David Fleming
It's All Academic   www.davidflemingsite.com   
True Football Schools

February 1, 2013: True Football Schools

This week saw the release of a paper from the Center of American Progress, "Lessons from the NFL for Managing College Enrollment," in which the author states that the same kind of competitive balance sought by the NFL to protect both its league and its teams should be sought by colleges and universities.

Given that it is Super Bowl week, I have no interest in attacking the timely analogy, or questioning whether anyone in higher education would ever have the guts to start such a venture. I do have an interest in trying to equate NFL teams with colleges or universities by extending this figure of speech. As such, I see the following:

Green Bay Packers, historical franchise, held in almost ridiculous awe, and "owned" by its fan base = The Ivy League Schools.

Dallas Cowboys, media darlings, flamboyant, led by very much hands-on owner = The Public Wanna Be Ivy League Schools, found usually in the Big Ten and the ACC.

New England Patriots, stable organization, finding its niche and sticking to it via very hands-off owner = The Private schools not in the Ivy League and not overly caring: Colgate, Swarthmore, Wellesley.

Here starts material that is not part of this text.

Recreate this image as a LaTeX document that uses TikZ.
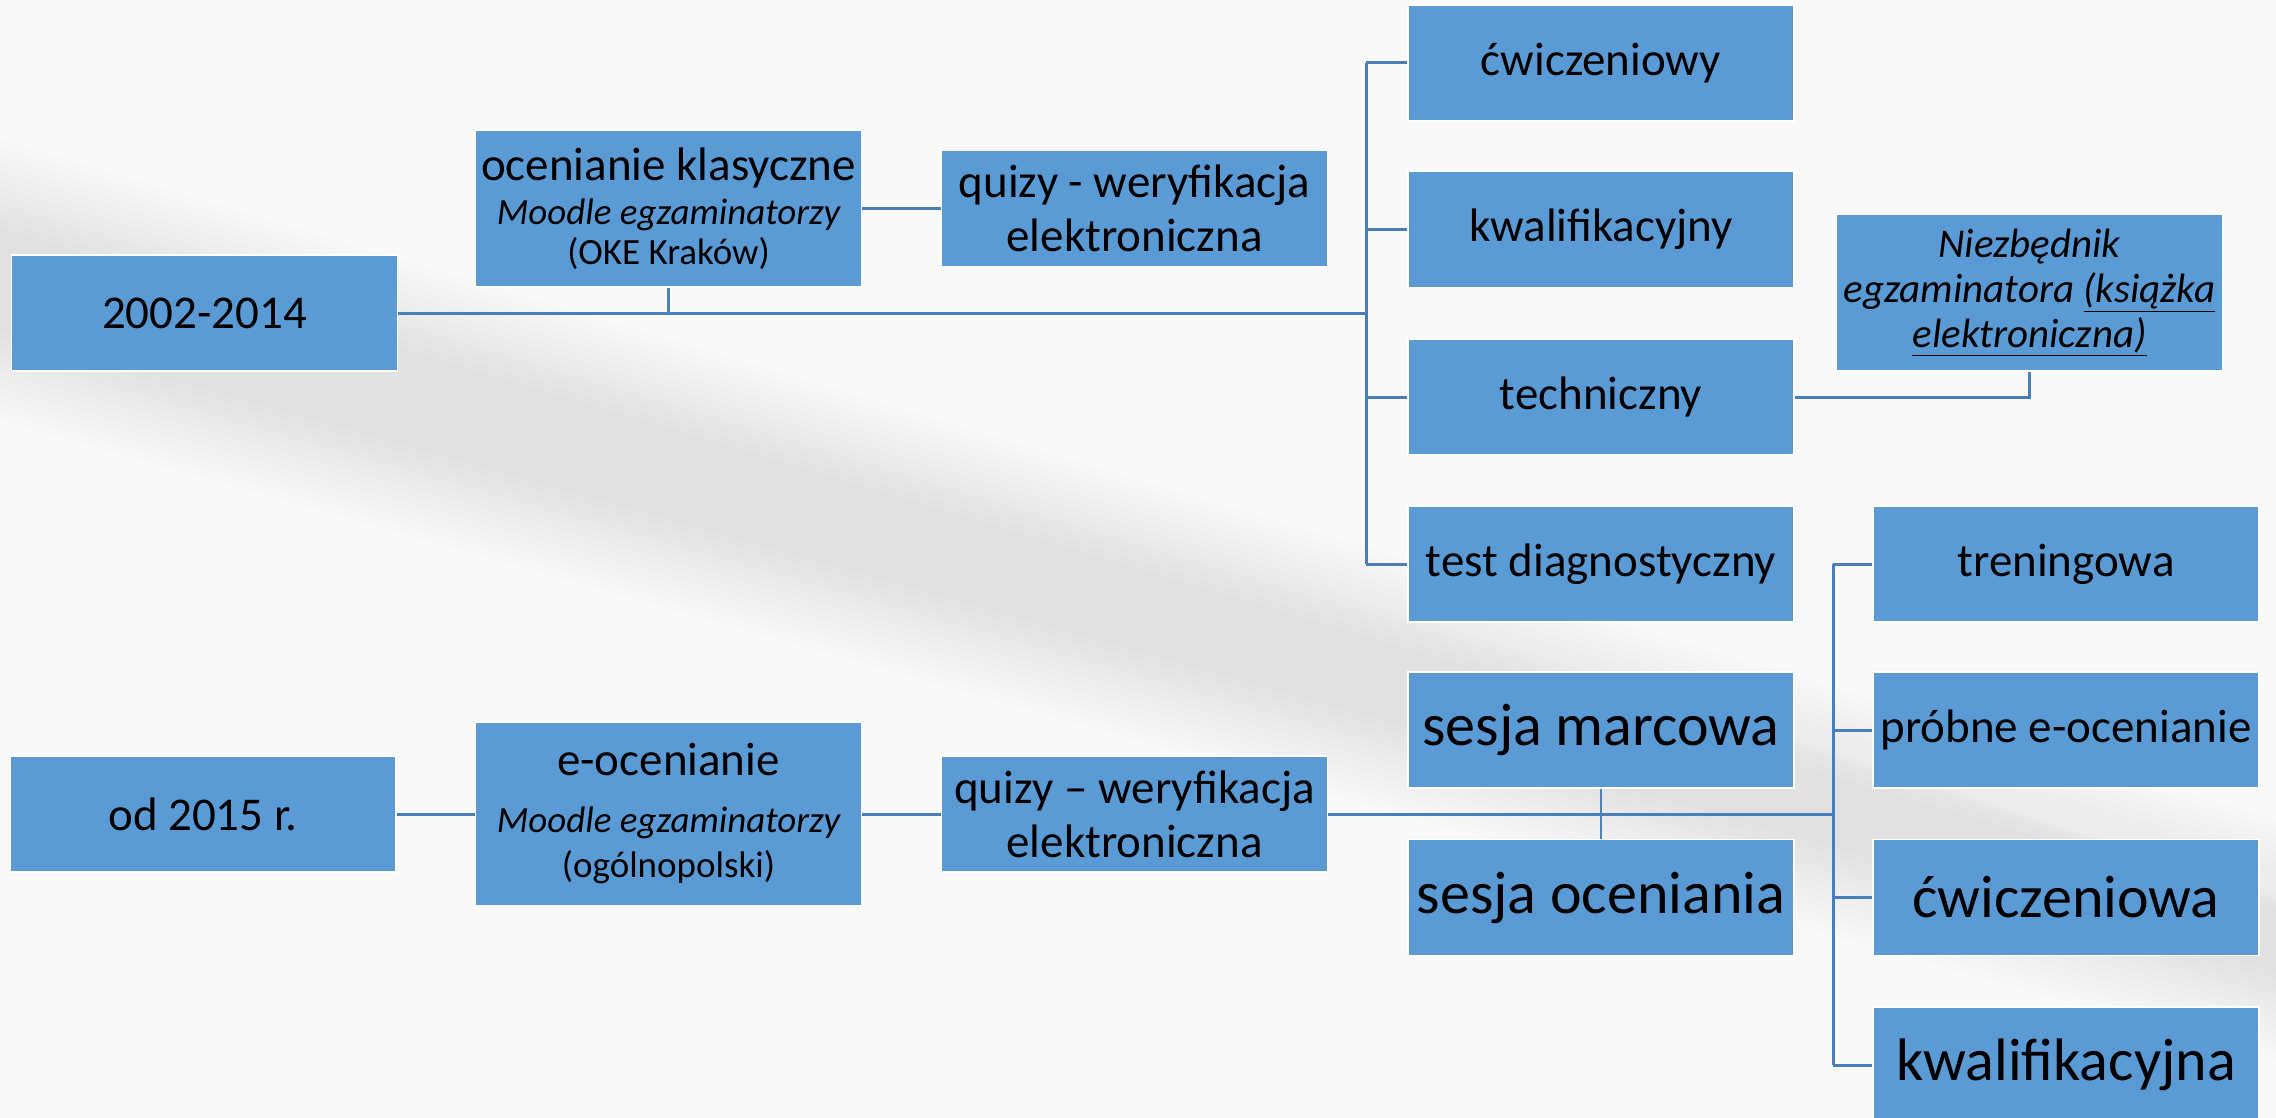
\documentclass[tikz,border=0pt]{standalone}
\usepackage{fontspec}
\setmainfont{Carlito}
\definecolor{boxblue}{HTML}{5B9BD5}
\definecolor{lineblue}{HTML}{4A7EBB}
\definecolor{bgcol}{HTML}{F9F9F9}
\begin{document}
\begin{tikzpicture}[x=1pt,y=-1pt,
  box/.style={rectangle,fill=boxblue,draw=white,line width=1.5pt,
    minimum width=386pt,minimum height=116pt,inner sep=2pt,align=center,
    font=\fontsize{47}{54}\selectfont},
  bigbox/.style={box,font=\fontsize{60}{66}\selectfont},
  conn/.style={draw=lineblue,line width=3pt},
  thin/.style={draw=boxblue!85!black,line width=2.5pt}]
% background
\fill[bgcol] (0,0) rectangle (2276,1118);
\foreach \k in {0,...,11}{
  \fill[black,opacity=0.006] (0,{140+8*\k}) -- (2276,{820+8*\k}) -- (2276,{1060-8*\k}) -- (0,{420-8*\k}) -- cycle;
}
\foreach \k in {0,...,7}{
  \fill[white,opacity=0.05] (560,{300+2*\k}) -- (2276,{870+2*\k}) -- (2276,{905-2*\k}) -- (560,{330-2*\k}) -- cycle;
}
\useasboundingbox (0,0) rectangle (2276,1118);

% nodes
\node[box] (a) at (204.5,313) {2002-2014};
\node[box,minimum height=157pt,font=\fontsize{37}{40}\selectfont] (b) at (668.5,208.5) {{\fontsize{47}{54}\selectfont ocenianie klasyczne}\\[4pt]{\itshape Moodle egzaminatorzy}\\(OKE Kraków)};
\node[box] (c) at (1134.5,208.5) {quizy - weryfikacja\\elektroniczna};
\node[box] (d) at (1601,63) {ćwiczeniowy};
\node[box] (e) at (1601,229.5) {kwalifikacyjny};
\node[box] (f) at (1601,397) {techniczny};
\node[box] (g) at (1601,564) {test diagnostyczny};
\node[box,minimum height=157pt,font=\fontsize{41}{45}\selectfont\itshape] (h) at (2029.5,292.5) {Niezbędnik\\egzaminatora \underline{(książka}\\\underline{elektroniczna)}};
\node[box] (i) at (2066,564) {treningowa};
\node[box] (j) at (2066,730) {próbne e-ocenianie};
\node[bigbox] (k) at (2066,897.5) {ćwiczeniowa};
\node[bigbox] (l) at (2066,1065) {kwalifikacyjna};
\node[bigbox] (m) at (1601,730) {sesja marcowa};
\node[bigbox] (n) at (1601,897.5) {sesja oceniania};
\node[box] (o) at (203,814) {od 2015 r.};
\node[box,minimum height=184pt,font=\fontsize{37}{45}\selectfont] (p) at (668.5,814) {{\fontsize{47}{54}\selectfont e-ocenianie}\\[12pt]{\itshape Moodle egzaminatorzy}\\(ogólnopolski)};
\node[box] (q) at (1134.5,814) {quizy – weryfikacja\\elektroniczna};

% coordinates
\coordinate (t1) at (1366,313);
\coordinate (t1top) at (1366,63);
\coordinate (t1bot) at (1366,564);
\coordinate (t2) at (1833,814);
\coordinate (t2top) at (1833,564);
\coordinate (t2bot) at (1833,1065);

% top connectors
\draw[conn] (a.east) -- (t1);
\draw[thin] (b.south) -- (b.south |- t1);
\draw[conn] (b.east) -- (c.west);
\draw[conn] (t1top) -- (t1bot);
\draw[conn] (t1top) -- (d.west);
\draw[conn] (t1 |- e.west) -- (e.west);
\draw[conn] (t1 |- f.west) -- (f.west);
\draw[conn] (t1bot) -- (g.west);
\draw[conn] (f.east) -- (f.east -| h.south) -- (h.south);

% bottom connectors
\draw[conn] (o.east) -- (p.west);
\draw[conn] (p.east) -- (q.west);
\draw[conn] (q.east) -- (t2);
\draw[thin] (m.south) -- (n.north);
\draw[conn] (t2top) -- (t2bot);
\draw[conn] (t2top) -- (i.west);
\draw[conn] (t2 |- j.west) -- (j.west);
\draw[conn] (t2 |- k.west) -- (k.west);
\draw[conn] (t2bot) -- (l.west);
\end{tikzpicture}
\end{document}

Baltimore Ravens, forever associated with cutting the hearts out of Cleveland Browns' fans, trying to maintain respectability despite this sensitive past = Sorry, Penn State, I'm looking at you. Not only is Penn State in the midst of its current PR recovery from the Sandusky nightmare, they also are one of the original conference jumpers, moving into the Big Ten from the now defunct Atlantic 10.

Jacksonville Jaguars, still relatively new among the competitors, struggling for respectability, but often a punch line because of limited interest = Any of the new for-profit colleges and universities.

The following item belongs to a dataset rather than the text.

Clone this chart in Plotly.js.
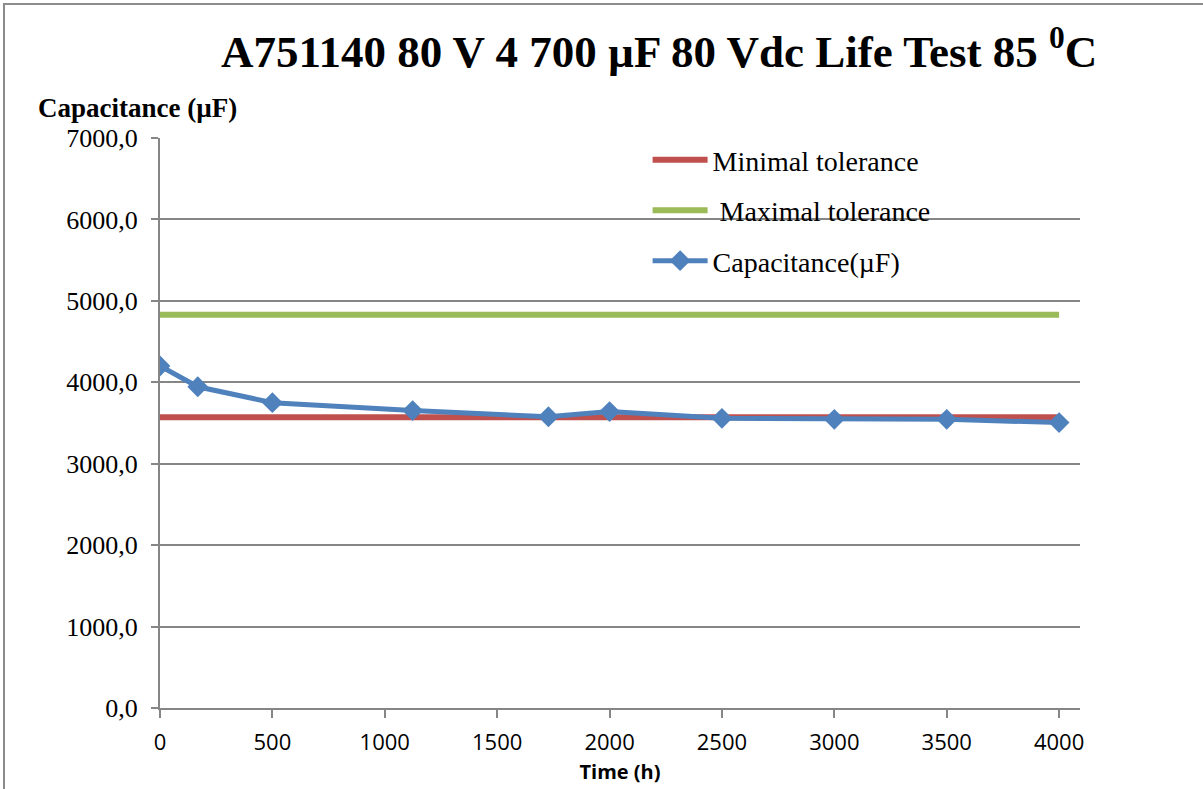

Pittsburgh Steelers, working class, proud tradition, long-term family ownership, small market = The A & M (such as Texas A & M) and Tech (Georgia Tech) schools.

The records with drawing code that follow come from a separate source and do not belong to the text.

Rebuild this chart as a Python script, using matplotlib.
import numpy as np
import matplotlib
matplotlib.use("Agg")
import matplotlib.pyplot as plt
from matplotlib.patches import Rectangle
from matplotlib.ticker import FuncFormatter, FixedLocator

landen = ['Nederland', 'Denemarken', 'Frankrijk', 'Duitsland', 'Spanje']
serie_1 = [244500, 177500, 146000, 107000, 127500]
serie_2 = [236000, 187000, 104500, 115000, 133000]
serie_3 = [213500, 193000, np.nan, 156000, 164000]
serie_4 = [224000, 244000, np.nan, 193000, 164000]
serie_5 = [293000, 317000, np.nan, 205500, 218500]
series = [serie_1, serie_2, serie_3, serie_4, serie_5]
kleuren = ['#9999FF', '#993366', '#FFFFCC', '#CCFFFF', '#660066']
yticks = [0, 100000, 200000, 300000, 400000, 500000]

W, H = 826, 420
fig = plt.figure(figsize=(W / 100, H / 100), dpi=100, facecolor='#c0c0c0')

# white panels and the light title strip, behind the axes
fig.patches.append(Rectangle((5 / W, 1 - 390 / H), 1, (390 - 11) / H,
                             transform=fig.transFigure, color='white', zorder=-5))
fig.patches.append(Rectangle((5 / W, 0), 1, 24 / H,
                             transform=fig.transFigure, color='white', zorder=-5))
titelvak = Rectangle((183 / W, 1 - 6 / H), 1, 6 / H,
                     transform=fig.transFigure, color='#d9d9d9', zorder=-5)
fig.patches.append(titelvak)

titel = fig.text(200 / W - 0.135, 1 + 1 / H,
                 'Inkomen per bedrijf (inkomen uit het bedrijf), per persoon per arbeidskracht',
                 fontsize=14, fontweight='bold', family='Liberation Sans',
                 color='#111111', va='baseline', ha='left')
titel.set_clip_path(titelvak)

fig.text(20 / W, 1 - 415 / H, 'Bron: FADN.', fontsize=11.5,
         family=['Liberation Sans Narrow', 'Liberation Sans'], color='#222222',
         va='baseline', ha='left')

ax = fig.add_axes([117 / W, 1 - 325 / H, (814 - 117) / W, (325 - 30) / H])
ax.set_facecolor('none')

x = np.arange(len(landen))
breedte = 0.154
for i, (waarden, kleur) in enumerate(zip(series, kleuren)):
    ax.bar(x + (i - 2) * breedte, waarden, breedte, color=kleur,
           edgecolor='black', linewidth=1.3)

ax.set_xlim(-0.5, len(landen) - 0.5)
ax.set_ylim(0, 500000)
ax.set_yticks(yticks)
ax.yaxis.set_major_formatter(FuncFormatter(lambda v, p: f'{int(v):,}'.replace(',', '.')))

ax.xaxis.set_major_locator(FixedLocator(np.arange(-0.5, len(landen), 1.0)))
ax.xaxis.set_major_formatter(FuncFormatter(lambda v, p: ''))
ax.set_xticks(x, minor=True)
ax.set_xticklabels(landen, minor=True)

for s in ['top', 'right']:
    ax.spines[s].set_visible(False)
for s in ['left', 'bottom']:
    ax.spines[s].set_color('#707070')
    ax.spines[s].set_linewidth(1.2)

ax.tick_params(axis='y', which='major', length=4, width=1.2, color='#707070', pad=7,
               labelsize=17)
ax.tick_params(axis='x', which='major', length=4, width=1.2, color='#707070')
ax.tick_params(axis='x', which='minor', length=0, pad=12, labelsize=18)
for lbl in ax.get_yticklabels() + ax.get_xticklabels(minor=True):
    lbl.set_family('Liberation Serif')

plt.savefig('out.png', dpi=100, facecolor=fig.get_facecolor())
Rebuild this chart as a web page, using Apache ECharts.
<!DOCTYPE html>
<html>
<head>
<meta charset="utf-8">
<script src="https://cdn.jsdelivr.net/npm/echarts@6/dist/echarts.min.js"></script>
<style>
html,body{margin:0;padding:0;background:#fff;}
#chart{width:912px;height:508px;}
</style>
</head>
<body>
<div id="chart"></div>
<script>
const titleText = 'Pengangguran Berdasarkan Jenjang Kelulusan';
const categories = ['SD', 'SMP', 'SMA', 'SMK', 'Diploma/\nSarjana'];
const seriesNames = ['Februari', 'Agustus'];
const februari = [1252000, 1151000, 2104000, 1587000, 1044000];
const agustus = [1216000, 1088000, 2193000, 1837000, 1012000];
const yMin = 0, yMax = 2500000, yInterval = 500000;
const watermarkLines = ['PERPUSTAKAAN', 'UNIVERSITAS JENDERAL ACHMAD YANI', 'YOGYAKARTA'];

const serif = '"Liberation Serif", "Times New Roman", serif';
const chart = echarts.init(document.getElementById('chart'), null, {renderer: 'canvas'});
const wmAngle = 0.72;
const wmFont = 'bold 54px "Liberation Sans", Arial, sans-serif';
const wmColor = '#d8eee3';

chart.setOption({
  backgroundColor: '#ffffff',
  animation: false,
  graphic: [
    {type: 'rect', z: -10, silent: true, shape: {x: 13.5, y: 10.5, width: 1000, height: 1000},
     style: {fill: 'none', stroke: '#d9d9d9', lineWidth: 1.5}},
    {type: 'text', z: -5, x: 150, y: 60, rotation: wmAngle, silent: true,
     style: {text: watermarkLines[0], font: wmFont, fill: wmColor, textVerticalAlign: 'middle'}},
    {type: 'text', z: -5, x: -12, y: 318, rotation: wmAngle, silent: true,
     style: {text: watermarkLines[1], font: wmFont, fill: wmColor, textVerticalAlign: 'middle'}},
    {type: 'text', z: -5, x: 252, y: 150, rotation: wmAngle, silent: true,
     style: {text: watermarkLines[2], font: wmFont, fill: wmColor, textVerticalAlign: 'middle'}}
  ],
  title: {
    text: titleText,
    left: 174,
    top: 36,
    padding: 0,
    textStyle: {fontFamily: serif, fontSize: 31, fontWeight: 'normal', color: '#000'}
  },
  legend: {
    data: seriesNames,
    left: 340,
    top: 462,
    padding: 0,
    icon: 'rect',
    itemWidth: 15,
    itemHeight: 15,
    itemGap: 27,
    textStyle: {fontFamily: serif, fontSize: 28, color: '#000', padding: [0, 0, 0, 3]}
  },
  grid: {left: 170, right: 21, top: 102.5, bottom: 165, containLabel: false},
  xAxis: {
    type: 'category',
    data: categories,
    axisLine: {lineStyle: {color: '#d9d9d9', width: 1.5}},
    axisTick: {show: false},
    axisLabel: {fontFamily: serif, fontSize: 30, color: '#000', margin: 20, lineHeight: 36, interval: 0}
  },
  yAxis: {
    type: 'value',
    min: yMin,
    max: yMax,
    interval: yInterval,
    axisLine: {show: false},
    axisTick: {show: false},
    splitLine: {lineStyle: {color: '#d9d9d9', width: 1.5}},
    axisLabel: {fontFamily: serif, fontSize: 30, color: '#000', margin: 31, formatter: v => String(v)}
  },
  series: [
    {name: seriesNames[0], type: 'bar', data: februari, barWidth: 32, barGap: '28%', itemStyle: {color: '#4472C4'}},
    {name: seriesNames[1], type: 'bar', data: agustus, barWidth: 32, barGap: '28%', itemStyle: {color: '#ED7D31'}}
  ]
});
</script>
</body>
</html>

Cincinnati Bengals/Detroit Lions, continually underachieving franchises, tarred with bad reputation based upon a few actions of key players = The community colleges (and as a member of the community college community, it hurts me to write this).

Oakland Raiders, continual befuddling the entire league with its decisions, characterized by unstable leadership (10 head coaches in last 18 years) = A whole cadre of solid, but middle of the road institutions (such as, but not necessarily specifically, Youngstown State, University of Northern Iowa, Central Connecticut State, Montana State) where career administrators probably land midflight on their way to positions of higher prestige).

And I suppose I can't complete this blog without some commentary on the original premise of the NFL = College Admissions analogy. Eventually, football teams fill their rosters and can't grow. Put enrollment caps on colleges and universities and maybe this analogy can work. Wake me up when hell freezes over.